D’Souza was barely 8 or 9 back then. “As a child, I didn’t understand the concept of death,” the 20-year-old from the northern Indian city of Mohali said. “All I knew was that if I had been there, I’d have talked to him. I’d have helped him out,” she added. 

On November 23, as D’Souza launched a cafe dedicated to mental health, she felt like her life had come full circle. “I always knew I wanted to start some kind of helpline for people who are lonely, sad, or have nobody to talk to. I want to normalise talking about mental health. There’s still so much stigma around it,” she said. 

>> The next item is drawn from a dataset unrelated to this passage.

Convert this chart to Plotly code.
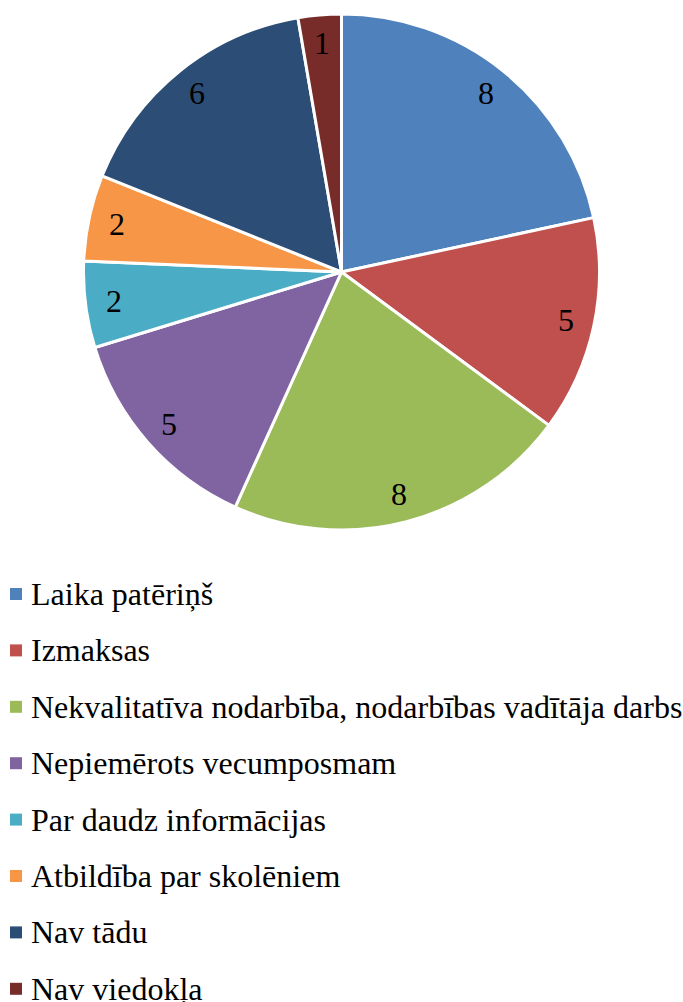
import math
import plotly.graph_objects as go

labels = ["Laika patēriņš", "Izmaksas", "Nekvalitatīva nodarbība, nodarbības vadītāja darbs",
          "Nepiemērots vecumposmam", "Par daudz informācijas", "Atbildība par skolēniem",
          "Nav tādu", "Nav viedokļa"]
values = [8, 5, 8, 5, 2, 2, 6, 1]
colors = ["#4F81BD", "#C0504D", "#9BBB59", "#8064A2", "#4BACC6", "#F79646", "#2C4D75", "#772C2A"]

W, H = 683, 1002
FONT = "Liberation Serif, Times New Roman, serif"
CX, CY, R = 341.5, 272, 258

fig = go.Figure(go.Pie(
    labels=labels, values=values, sort=False, direction="clockwise", rotation=0,
    marker=dict(colors=colors, line=dict(color="white", width=3)),
    textinfo="none",
    domain=dict(x=[0, 1], y=[(H - CY - R) / H, (H - CY + R) / H]),
    showlegend=False, hoverinfo="label+value",
))

# data labels placed near the outer end of each slice (computed from values)
total = sum(values)
cum = 0
for v in values:
    mid = (cum + v / 2) / total * 2 * math.pi
    cum += v
    r = R * 0.89
    x = CX + r * math.sin(mid)
    y = CY - r * math.cos(mid)
    fig.add_annotation(xref="paper", yref="paper", x=x / W, y=1 - y / H,
                       xanchor="center", yanchor="middle", text=str(v), showarrow=False,
                       font=dict(family=FONT, size=32, color="black"))

# legend drawn manually
y0, dy = 594, 56.4
for i, (lab, col) in enumerate(zip(labels, colors)):
    yc = y0 + dy * i
    fig.add_shape(type="rect", xref="paper", yref="paper",
                  x0=10 / W, x1=22 / W, y0=1 - (yc + 6) / H, y1=1 - (yc - 6) / H,
                  fillcolor=col, line=dict(width=0))
    fig.add_annotation(xref="paper", yref="paper", x=29 / W, y=1 - yc / H,
                       xanchor="left", yanchor="middle", text=lab, showarrow=False,
                       font=dict(family=FONT, size=32, color="black"))

fig.update_layout(width=W, height=H, margin=dict(l=0, r=0, t=0, b=0),
                  paper_bgcolor="white", plot_bgcolor="white")
fig.write_html("out.html", config={"displayModeBar": False},
               post_script="document.body.style.margin='0';")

Cheekily called Your Sugar Daddy, the cafe serves food of all kinds, from American diner-style offerings to Korean and Indian dishes. The name came from her own love for baking, but with a purposefully cheeky edge to it. “Most of the names of cafes are so normal, so cliché. I wanted something unique, even if it’s a bit edgy. It catches people’s attention,” she said. 

D’Souza’s initiative might just be a drop in this dark, murky ocean. “But it’s a start,” she said. 

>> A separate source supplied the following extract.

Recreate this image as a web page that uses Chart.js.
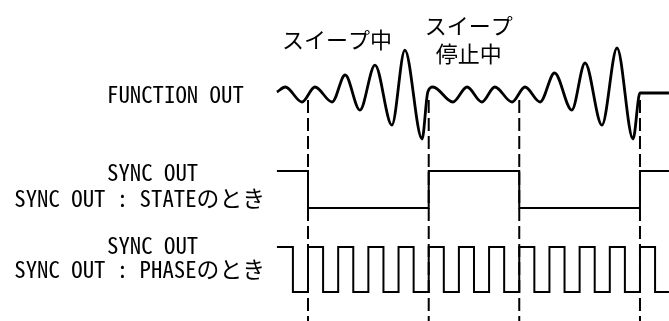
<!DOCTYPE html>
<html>
<head>
<meta charset="utf-8">
<script src="https://cdn.jsdelivr.net/npm/chart.js@4.4.1/dist/chart.umd.min.js"></script>
<style>
  html, body { margin: 0; padding: 0; background: #fff; }
  #wrap { width: 669px; height: 321px; position: relative; }
</style>
</head>
<body>
<div id="wrap"><canvas id="timing"></canvas></div>
<script>
// time in output periods, 0 = start of the first sweep
const FUNC_T = [-1.03, -0.75, -0.2, 0.23, 0.8, 1.23, 1.72, 2.22, 2.78, 3.21, 3.78, 3.97, 4.14,
                4.8, 5.27, 5.76, 6.19, 6.76, 7.19, 7.69, 8.17, 8.74, 9.18, 9.74, 10.24, 10.77, 11.0, 11.96];
// amplitude, 1 = stopped-sweep level
const FUNC_V = [0.33, 1, -1, 1, -1, 2.6, -2.07, 3.93, -4.07, 5.93, -5.93, 0.33, 1,
                -1, 1, -1, 1, -1, 1, -1, 2.87, -2.07, 4.2, -4.07, 6.2, -5.93, 0.2, 0.2];

const STATE_T = [-1.03, 0, 4, 7, 11, 11.96];
const STATE_V = [1, 0, 1, 0, 1, 1];

const PHASE_T = [-1.03, -0.5, 0, 0.5, 1, 1.5, 2, 2.5, 3, 3.5, 4, 4.5, 5, 5.5, 6, 6.5,
                 7, 7.5, 8, 8.5, 9, 9.5, 10, 10.5, 11, 11.5, 11.96];
const PHASE_V = [1, 0, 1, 0, 1, 0, 1, 0, 1, 0, 1, 0, 1, 0, 1, 0,
                 1, 0, 1, 0, 1, 0, 1, 0, 1, 0, 0];

const MARK_T = [0, 4, 7, 11];

const ROW_LABELS = [
  ['FUNCTION OUT'],
  ['SYNC OUT', 'SYNC OUT : STATEのとき'],
  ['SYNC OUT', 'SYNC OUT : PHASEのとき']
];
const SWEEP_LABELS = [['スイープ中'], ['スイープ', '停止中']];

// layout
const PX_PER_T = 30.18, T0_PX = 308, W = 669, H = 321;
const FUNC_MID = 94.5, FUNC_GAIN = 7.5;
const STATE_HI = 171, STATE_LO = 208;
const PHASE_HI = 247, PHASE_LO = 292;
const MARK_TOP = 100, MARK_BOTTOM = 321;
const LABEL_LEFT = 107, LABEL_RIGHT = 265;
const LABEL_Y = [[94], [172, 198], [245, 269]];
const SWEEP_T = [0.96, 5.33];
const SWEEP_Y = [[40], [26, 54]];
const LABEL_FONT = '22.8px "Noto Sans Mono CJK JP", "DejaVu Sans Mono", monospace';
const TITLE_FONT = '22px "Noto Sans CJK JP", sans-serif';

const pts = (ts, vs, f) => ts.map((t, i) => ({ x: t, y: f(vs[i]) }));

const datasets = [
  {
    data: pts(FUNC_T, FUNC_V, v => FUNC_MID - v * FUNC_GAIN),
    borderColor: '#000', borderWidth: 2.8,
    cubicInterpolationMode: 'monotone'
  },
  {
    data: pts(STATE_T, STATE_V, v => v ? STATE_HI : STATE_LO),
    borderColor: '#000', borderWidth: 2, stepped: true, borderJoinStyle: 'miter'
  },
  {
    data: pts(PHASE_T, PHASE_V, v => v ? PHASE_HI : PHASE_LO),
    borderColor: '#000', borderWidth: 2, stepped: true, borderJoinStyle: 'miter'
  }
];
MARK_T.forEach(t => datasets.push({
  data: [{ x: t, y: MARK_TOP }, { x: t, y: MARK_BOTTOM }],
  borderColor: '#000', borderWidth: 2, borderDash: [13, 5]
}));

const textPlugin = {
  id: 'timingText',
  afterDatasetsDraw(chart) {
    const { ctx, scales: { x, y } } = chart;
    ctx.save();
    ctx.fillStyle = '#000';
    ctx.textBaseline = 'middle';
    ctx.font = LABEL_FONT;
    ROW_LABELS.forEach((lines, i) => {
      ctx.textAlign = 'left';
      ctx.fillText(lines[0], LABEL_LEFT, y.getPixelForValue(LABEL_Y[i][0]));
      if (lines[1]) {
        ctx.textAlign = 'right';
        ctx.fillText(lines[1], LABEL_RIGHT, y.getPixelForValue(LABEL_Y[i][1]));
      }
    });
    ctx.font = TITLE_FONT;
    ctx.textAlign = 'center';
    SWEEP_LABELS.forEach((lines, i) => {
      lines.forEach((s, j) => ctx.fillText(s, x.getPixelForValue(SWEEP_T[i]), y.getPixelForValue(SWEEP_Y[i][j])));
    });
    ctx.restore();
  }
};

new Chart(document.getElementById('timing'), {
  type: 'line',
  data: { datasets },
  options: {
    responsive: true,
    maintainAspectRatio: false,
    animation: false,
    layout: { padding: 0 },
    elements: { point: { radius: 0 }, line: { tension: 0 } },
    plugins: { legend: { display: false }, tooltip: { enabled: false } },
    scales: {
      x: { type: 'linear', display: false, min: -T0_PX / PX_PER_T, max: (W - T0_PX) / PX_PER_T },
      y: { type: 'linear', display: false, min: 0, max: H, reverse: true }
    }
  },
  plugins: [textPlugin]
});
</script>
</body>
</html>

Her project, in fact, was spurred in part by the pandemic last year, during which she faced mental health issues herself, but found healing in cooking and serving people during multiple lockdowns. 

“Ever since I was little, I’ve always wanted to listen to people’s problems. So in the cafe, I’ve introduced small mental health concepts, like I play a game with my customers where they look at cards printed with optical illusions. I then help them interpret what they saw, and why they saw it,” she said. She ran a delivery kitchen for a year and a half before opening the cafe. 

There are also puppies in the cafe, she said, because puppies are therapeutic, of course. She also organises motivational talks and art therapy sessions. 

“Many people assume that when we say mental health, it means ‘crazy.’ “While my parents are very supportive, some family friends said they wouldn’t come to a place like this, and that mental health is too heavy a word, or will be perceived with stigma,” she said.  

But a lot of young folks like her have been very supportive, she says. They send her messages on Instagram about having played her games and tried her food. “I just want to destroy taboos around mental health, you know. It’s as simple as that,” she said.

The cafe is steadily gaining a following. “I’d say that this place is an experiment. I think it’s going to work out,” said D’Souza.